▶ RAW DATA:
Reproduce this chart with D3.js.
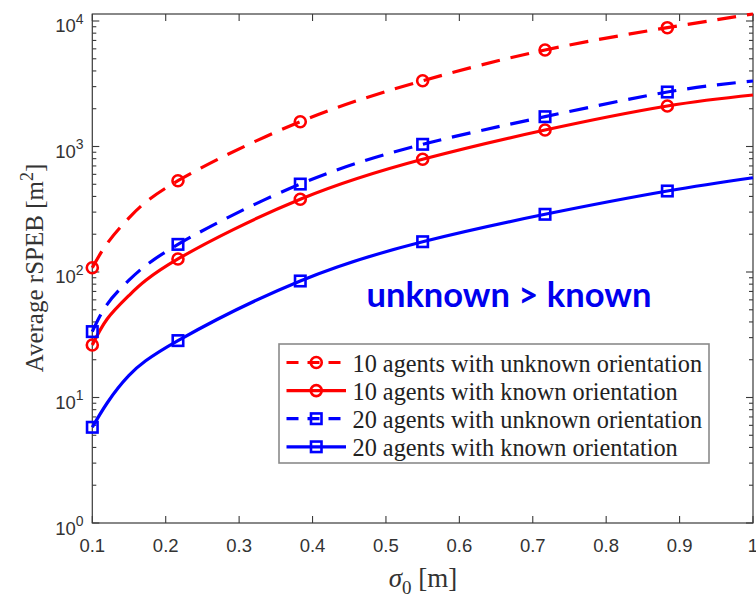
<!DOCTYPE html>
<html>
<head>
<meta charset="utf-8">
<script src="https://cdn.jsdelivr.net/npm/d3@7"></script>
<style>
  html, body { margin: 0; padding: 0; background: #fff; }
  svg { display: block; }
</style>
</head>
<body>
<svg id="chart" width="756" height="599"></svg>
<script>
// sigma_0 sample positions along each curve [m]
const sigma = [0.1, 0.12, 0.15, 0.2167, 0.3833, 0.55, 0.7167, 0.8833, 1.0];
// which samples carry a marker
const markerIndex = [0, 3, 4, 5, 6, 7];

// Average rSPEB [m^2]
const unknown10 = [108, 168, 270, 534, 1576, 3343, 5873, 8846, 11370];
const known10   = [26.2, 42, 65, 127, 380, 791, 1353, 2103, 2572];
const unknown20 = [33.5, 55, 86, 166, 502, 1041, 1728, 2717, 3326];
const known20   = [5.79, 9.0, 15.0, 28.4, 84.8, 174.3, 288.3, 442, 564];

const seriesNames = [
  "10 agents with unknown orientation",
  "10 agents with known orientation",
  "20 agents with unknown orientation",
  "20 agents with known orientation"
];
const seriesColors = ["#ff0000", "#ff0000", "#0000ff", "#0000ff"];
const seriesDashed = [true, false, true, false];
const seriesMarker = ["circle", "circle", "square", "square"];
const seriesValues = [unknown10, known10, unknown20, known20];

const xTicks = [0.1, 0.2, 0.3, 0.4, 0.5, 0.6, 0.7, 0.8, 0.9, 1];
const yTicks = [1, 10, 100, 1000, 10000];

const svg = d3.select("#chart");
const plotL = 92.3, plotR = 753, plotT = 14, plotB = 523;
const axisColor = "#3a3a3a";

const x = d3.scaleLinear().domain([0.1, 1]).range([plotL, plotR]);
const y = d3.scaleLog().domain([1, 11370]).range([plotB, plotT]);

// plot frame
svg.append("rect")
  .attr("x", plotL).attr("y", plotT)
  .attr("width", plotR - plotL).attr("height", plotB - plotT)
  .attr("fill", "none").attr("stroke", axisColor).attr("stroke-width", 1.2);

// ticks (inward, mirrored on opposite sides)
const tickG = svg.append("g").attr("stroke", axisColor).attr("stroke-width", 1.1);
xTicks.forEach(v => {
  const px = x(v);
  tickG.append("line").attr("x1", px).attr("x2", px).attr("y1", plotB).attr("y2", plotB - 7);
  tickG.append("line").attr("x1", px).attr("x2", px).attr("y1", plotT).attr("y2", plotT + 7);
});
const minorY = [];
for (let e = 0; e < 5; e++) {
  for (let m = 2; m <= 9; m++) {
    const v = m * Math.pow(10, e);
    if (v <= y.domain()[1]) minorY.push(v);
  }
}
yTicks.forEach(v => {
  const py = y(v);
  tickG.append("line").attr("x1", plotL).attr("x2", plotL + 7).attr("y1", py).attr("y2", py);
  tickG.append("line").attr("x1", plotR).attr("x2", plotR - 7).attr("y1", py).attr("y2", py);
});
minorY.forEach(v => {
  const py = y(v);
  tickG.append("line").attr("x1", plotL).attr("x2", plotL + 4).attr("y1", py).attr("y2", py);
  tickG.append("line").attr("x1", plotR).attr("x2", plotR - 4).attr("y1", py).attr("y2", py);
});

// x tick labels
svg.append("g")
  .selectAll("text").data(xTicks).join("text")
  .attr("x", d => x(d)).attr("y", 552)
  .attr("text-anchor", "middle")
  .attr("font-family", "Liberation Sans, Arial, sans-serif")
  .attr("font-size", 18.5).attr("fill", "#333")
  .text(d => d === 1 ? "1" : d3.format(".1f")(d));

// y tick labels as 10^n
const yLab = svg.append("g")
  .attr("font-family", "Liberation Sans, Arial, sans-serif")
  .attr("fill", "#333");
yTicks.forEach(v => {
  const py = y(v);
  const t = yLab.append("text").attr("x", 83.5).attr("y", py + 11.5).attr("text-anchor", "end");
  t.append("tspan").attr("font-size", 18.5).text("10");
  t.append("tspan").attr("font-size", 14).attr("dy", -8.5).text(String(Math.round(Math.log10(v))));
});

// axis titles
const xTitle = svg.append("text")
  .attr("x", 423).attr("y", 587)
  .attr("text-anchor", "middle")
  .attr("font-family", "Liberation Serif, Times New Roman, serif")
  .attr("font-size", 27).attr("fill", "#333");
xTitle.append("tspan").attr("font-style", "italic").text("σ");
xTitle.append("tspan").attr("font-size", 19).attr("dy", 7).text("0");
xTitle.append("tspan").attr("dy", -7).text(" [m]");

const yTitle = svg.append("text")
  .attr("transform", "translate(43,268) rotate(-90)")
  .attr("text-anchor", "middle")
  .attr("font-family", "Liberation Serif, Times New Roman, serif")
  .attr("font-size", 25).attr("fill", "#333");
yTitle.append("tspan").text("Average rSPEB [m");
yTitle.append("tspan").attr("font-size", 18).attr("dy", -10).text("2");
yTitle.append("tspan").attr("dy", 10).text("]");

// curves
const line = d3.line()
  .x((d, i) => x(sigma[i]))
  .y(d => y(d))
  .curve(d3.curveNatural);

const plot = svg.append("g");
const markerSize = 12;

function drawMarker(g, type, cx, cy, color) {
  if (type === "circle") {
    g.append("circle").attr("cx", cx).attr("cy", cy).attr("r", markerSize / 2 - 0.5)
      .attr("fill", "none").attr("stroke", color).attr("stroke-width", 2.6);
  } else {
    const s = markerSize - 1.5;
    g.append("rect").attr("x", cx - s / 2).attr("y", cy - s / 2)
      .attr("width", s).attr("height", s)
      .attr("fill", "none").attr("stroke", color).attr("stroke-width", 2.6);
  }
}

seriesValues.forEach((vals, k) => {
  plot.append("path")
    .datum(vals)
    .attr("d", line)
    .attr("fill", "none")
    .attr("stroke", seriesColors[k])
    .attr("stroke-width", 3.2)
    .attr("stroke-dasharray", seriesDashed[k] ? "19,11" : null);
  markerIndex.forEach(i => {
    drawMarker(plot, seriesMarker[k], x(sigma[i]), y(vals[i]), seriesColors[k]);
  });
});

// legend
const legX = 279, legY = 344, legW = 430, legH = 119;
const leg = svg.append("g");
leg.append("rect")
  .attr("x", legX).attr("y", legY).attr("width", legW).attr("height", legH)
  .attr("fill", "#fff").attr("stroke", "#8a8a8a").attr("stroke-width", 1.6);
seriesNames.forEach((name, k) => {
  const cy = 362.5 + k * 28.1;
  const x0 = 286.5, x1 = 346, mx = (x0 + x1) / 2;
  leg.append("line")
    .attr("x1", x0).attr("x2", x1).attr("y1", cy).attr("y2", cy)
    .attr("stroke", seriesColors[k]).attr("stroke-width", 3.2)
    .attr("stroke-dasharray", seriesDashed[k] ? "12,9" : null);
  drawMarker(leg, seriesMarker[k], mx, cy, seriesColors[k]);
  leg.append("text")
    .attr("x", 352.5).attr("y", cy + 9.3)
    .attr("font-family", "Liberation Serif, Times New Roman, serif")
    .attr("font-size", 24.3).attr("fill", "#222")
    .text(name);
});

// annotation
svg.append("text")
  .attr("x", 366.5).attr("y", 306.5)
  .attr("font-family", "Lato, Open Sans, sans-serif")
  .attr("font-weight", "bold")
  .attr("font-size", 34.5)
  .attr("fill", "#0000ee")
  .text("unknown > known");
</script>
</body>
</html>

---

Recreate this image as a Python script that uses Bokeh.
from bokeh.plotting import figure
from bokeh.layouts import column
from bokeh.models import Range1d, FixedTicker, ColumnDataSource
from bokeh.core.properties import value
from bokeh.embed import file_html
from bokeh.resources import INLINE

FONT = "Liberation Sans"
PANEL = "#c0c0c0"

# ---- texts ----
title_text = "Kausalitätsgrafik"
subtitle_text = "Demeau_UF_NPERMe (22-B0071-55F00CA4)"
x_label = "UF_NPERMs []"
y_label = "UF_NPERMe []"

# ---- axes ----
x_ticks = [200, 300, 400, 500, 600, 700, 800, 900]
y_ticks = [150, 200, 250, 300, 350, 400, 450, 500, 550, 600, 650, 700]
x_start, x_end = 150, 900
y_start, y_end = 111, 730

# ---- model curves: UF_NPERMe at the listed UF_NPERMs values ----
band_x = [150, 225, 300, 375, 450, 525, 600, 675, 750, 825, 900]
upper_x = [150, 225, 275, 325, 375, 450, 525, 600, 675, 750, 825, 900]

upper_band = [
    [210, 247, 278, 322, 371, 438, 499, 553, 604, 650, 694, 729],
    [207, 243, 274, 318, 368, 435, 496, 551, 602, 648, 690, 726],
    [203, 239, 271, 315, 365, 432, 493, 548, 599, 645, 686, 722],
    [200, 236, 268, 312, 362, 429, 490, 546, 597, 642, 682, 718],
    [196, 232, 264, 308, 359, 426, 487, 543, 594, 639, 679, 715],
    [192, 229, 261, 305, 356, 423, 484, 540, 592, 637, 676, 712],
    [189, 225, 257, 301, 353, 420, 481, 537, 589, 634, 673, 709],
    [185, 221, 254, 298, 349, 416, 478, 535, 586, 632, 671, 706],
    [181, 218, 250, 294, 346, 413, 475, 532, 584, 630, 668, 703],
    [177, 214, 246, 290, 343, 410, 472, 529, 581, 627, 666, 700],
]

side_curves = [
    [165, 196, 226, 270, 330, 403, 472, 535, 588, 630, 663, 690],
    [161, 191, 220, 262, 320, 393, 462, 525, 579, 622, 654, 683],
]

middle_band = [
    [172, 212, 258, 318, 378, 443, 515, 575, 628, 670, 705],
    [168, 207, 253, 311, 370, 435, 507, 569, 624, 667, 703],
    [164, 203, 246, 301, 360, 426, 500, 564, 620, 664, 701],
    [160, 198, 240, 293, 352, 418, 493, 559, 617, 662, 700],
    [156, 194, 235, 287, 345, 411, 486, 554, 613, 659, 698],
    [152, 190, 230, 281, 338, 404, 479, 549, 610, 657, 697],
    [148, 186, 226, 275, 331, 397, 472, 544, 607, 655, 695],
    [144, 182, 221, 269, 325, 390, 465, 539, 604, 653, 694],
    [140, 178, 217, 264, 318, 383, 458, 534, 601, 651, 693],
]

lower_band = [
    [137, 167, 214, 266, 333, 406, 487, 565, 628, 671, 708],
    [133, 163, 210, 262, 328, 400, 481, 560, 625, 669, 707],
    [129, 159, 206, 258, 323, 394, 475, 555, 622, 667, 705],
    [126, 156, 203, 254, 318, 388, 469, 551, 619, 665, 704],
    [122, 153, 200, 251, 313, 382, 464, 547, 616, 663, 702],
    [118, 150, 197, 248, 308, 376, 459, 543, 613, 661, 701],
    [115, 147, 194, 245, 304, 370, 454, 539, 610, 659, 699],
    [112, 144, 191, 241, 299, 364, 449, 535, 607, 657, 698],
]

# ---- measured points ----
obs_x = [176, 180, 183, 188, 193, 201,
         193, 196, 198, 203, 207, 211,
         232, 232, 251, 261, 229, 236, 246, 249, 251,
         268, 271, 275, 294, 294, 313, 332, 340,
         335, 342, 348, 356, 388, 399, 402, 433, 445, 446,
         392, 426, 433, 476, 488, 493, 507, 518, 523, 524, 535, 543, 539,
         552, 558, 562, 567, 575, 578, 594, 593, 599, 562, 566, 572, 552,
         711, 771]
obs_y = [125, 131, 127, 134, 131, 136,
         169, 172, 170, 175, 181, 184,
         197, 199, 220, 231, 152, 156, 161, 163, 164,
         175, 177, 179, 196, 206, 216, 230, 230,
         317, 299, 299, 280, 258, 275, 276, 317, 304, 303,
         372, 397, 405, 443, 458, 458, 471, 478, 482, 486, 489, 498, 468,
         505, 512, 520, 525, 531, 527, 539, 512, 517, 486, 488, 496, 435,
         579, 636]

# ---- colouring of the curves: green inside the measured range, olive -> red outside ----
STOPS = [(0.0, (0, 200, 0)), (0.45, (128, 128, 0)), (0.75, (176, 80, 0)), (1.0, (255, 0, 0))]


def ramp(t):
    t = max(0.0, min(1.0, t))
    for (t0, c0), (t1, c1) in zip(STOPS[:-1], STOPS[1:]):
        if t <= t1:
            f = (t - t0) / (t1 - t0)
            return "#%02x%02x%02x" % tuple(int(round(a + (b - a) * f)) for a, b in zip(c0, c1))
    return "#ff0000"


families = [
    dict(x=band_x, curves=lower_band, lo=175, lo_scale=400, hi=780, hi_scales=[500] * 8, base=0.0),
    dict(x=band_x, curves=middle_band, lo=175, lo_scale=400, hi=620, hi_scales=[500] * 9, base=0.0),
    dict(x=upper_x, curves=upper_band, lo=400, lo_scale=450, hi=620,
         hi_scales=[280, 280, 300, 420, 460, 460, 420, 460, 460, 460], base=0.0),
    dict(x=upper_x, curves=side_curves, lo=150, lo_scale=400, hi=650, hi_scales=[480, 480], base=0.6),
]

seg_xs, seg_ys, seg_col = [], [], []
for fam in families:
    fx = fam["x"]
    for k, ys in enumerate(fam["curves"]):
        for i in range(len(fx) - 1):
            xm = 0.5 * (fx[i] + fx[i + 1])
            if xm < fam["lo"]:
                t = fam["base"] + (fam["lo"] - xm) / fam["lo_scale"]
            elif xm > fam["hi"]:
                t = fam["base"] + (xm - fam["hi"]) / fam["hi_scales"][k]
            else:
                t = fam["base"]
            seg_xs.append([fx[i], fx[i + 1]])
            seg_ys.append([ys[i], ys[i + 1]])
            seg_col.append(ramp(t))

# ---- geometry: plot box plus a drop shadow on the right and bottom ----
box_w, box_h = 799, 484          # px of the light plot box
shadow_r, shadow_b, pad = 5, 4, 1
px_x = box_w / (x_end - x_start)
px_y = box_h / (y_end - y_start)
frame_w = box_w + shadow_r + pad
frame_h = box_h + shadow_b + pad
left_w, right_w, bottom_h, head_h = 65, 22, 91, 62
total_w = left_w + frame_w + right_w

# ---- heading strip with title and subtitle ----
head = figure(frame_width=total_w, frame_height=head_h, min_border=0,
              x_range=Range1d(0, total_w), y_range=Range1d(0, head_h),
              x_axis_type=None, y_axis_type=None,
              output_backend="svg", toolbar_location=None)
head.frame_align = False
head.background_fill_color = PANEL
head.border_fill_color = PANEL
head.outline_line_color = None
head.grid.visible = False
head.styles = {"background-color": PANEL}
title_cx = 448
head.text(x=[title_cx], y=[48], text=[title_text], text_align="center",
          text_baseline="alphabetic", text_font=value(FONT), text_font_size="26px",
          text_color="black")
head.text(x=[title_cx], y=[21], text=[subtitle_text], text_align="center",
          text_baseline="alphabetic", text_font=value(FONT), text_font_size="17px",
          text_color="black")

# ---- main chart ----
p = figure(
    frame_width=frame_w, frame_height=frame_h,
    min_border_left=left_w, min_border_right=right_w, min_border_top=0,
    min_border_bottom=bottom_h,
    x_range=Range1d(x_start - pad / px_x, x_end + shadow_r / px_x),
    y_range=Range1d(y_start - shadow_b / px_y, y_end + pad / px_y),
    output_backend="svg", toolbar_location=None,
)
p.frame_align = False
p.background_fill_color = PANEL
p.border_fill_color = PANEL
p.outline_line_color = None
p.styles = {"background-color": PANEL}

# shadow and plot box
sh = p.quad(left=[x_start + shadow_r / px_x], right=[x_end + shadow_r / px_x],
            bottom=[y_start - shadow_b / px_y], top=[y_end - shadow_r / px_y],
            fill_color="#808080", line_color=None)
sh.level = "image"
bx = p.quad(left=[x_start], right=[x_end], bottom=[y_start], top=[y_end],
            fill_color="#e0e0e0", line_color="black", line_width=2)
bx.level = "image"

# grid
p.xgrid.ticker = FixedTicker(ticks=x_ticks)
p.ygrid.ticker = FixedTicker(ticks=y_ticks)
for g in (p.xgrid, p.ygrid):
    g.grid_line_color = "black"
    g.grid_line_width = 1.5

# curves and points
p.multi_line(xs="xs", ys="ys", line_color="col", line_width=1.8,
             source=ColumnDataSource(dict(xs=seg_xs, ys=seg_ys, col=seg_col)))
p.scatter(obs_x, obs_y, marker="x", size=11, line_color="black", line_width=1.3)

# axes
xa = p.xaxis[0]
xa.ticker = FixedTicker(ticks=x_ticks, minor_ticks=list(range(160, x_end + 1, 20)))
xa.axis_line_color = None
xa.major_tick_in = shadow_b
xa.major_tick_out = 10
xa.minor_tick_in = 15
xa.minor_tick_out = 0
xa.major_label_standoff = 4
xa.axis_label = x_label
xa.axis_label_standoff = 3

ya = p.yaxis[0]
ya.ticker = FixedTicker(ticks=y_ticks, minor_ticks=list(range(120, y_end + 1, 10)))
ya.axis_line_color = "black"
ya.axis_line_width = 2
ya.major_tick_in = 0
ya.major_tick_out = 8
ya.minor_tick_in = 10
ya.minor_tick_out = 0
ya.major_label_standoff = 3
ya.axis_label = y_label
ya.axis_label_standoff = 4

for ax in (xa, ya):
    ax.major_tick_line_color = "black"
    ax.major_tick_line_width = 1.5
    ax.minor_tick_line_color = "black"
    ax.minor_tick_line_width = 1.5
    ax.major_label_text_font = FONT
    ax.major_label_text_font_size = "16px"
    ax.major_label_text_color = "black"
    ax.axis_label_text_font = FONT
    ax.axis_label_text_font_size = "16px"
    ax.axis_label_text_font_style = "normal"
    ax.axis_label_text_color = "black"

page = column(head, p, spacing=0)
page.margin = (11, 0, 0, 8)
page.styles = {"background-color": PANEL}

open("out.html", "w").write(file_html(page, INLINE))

...

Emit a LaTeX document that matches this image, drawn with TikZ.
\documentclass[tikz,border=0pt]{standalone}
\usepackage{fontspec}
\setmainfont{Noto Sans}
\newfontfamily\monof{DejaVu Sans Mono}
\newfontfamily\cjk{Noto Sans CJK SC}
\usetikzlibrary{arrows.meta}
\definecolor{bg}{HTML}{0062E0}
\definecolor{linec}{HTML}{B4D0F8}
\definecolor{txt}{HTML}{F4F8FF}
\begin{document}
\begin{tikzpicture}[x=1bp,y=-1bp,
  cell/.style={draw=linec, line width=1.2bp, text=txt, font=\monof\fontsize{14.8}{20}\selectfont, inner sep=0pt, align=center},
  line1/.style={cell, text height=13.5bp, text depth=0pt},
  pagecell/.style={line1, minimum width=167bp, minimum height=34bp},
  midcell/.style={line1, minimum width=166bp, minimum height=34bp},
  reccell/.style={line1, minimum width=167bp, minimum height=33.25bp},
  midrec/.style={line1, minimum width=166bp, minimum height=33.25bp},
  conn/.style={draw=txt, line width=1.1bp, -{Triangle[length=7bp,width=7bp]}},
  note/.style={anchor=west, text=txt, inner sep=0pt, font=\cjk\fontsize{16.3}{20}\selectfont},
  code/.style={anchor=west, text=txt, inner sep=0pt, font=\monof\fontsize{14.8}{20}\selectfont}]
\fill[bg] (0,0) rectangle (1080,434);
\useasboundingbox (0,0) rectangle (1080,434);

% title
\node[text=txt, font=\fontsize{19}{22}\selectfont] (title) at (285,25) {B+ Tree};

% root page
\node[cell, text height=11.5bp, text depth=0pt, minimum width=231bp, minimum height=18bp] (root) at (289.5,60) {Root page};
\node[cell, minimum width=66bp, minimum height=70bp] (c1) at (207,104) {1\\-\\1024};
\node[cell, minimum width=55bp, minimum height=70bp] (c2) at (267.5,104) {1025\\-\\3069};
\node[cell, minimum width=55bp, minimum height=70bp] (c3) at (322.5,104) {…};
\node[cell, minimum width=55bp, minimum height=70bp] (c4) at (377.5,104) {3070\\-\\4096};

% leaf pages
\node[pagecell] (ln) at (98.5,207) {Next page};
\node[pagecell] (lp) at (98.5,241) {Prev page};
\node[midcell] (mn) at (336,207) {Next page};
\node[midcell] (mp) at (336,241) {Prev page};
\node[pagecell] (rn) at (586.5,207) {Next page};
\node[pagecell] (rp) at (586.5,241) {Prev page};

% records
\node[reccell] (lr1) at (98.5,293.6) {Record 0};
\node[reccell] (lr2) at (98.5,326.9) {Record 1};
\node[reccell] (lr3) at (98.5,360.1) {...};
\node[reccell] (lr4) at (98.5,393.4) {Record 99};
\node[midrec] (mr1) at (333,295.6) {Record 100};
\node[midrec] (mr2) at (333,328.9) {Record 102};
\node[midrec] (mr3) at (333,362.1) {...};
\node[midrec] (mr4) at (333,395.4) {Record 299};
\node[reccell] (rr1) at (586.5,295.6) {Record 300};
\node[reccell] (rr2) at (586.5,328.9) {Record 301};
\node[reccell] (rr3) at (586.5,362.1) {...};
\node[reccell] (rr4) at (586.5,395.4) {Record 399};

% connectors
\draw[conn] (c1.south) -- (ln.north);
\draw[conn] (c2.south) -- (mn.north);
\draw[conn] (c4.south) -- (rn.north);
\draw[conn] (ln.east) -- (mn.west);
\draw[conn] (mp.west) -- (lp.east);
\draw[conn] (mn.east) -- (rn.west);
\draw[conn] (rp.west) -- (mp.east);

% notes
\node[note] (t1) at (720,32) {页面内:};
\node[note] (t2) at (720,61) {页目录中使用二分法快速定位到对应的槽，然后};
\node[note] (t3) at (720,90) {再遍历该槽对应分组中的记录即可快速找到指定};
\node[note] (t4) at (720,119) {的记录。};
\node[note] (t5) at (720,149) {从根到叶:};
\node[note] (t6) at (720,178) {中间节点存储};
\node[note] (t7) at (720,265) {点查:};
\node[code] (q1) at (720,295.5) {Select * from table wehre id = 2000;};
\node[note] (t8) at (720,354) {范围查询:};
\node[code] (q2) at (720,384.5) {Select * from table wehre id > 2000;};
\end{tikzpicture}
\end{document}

▶ EXERCISE PROMPT: How many lines in the data contain the string "image"? Respond with the number only.

▶ RESULT FOR THIS TASK: 4